▶ **TASK DIRECTIONS**: Look through the entries below and count the lines with the word "that" in them; give only the number.

▶ **DATA PROVIDED**:
=-=-=
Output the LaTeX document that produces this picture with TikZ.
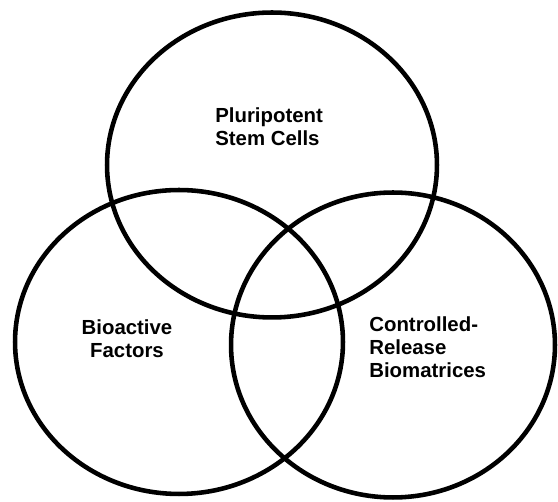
=-=-=
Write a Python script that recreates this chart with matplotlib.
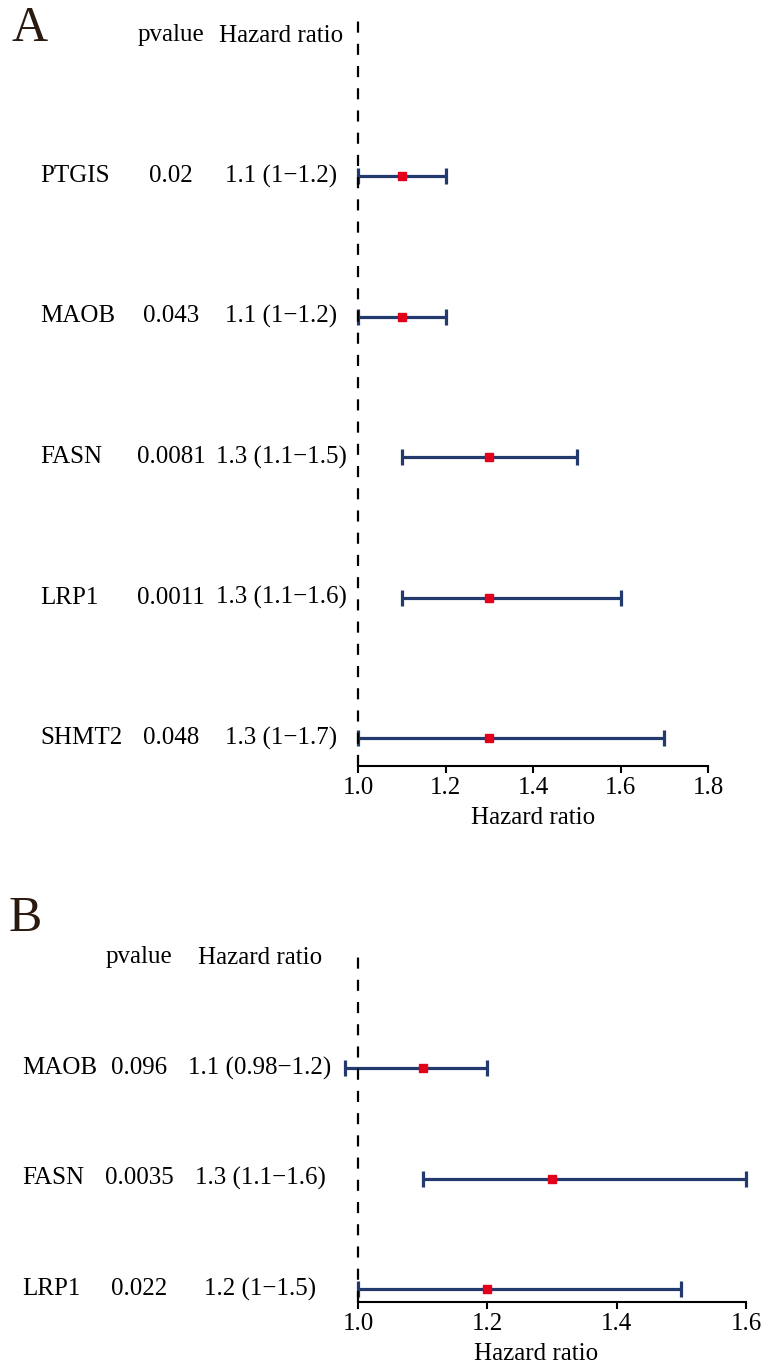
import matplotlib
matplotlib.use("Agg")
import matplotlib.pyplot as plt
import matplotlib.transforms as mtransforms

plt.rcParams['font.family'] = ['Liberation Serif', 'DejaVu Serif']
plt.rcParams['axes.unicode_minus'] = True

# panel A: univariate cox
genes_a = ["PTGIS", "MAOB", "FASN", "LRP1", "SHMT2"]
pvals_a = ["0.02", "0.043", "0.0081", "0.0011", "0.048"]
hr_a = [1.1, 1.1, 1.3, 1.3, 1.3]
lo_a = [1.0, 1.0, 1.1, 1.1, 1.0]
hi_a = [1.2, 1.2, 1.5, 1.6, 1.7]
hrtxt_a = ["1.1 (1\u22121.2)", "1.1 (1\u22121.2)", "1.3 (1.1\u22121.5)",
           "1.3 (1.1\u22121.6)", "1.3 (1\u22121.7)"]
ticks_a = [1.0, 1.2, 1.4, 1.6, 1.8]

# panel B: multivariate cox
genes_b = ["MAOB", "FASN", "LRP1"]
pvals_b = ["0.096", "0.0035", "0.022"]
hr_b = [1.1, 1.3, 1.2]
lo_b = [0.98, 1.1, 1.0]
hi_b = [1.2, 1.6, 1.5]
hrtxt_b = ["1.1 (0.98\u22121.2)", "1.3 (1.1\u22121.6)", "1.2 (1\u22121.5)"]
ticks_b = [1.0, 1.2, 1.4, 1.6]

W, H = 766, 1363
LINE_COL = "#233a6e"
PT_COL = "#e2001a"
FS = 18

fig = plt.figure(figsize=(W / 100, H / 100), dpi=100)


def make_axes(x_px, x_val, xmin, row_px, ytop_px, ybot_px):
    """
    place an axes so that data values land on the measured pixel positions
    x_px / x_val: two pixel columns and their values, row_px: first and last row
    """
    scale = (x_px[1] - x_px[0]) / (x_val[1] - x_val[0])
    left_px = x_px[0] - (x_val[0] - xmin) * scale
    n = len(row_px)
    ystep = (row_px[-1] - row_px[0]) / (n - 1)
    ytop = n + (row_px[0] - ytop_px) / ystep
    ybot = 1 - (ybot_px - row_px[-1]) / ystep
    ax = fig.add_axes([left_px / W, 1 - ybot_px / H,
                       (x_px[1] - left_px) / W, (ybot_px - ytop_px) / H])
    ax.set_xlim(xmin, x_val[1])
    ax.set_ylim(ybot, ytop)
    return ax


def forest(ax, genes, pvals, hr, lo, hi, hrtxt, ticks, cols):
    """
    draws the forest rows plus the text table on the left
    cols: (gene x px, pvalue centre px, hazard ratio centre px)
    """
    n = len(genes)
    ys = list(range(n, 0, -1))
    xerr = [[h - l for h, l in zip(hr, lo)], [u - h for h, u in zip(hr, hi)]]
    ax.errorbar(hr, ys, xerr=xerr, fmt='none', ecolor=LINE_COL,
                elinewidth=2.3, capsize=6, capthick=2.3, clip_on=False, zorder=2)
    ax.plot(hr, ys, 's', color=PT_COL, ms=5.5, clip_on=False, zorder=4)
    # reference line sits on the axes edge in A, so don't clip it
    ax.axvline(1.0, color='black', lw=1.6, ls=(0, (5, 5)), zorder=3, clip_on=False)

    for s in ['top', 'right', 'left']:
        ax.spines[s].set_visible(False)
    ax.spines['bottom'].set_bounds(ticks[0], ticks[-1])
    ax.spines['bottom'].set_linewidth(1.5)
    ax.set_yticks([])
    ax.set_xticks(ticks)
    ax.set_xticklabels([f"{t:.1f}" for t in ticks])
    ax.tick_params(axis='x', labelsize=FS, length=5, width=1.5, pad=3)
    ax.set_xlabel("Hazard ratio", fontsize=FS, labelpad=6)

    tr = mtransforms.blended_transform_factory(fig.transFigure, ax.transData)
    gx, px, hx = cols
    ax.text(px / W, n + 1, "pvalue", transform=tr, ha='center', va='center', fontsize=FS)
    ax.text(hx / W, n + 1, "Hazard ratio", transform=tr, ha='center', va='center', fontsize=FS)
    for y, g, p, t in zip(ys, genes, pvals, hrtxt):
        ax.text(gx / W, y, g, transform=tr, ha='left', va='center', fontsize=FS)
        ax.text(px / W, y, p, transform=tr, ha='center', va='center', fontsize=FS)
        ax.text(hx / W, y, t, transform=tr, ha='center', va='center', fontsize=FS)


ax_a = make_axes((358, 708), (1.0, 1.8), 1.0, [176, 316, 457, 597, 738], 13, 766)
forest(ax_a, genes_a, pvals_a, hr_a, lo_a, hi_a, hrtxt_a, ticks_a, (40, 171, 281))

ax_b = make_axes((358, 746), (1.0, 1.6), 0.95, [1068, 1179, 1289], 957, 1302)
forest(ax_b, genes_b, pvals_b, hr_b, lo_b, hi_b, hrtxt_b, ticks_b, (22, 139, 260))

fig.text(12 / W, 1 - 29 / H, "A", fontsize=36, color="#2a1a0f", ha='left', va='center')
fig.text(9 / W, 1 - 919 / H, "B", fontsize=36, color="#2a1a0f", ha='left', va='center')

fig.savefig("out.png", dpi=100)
=-=-=
▶ **EXERCISE ANSWER**: 3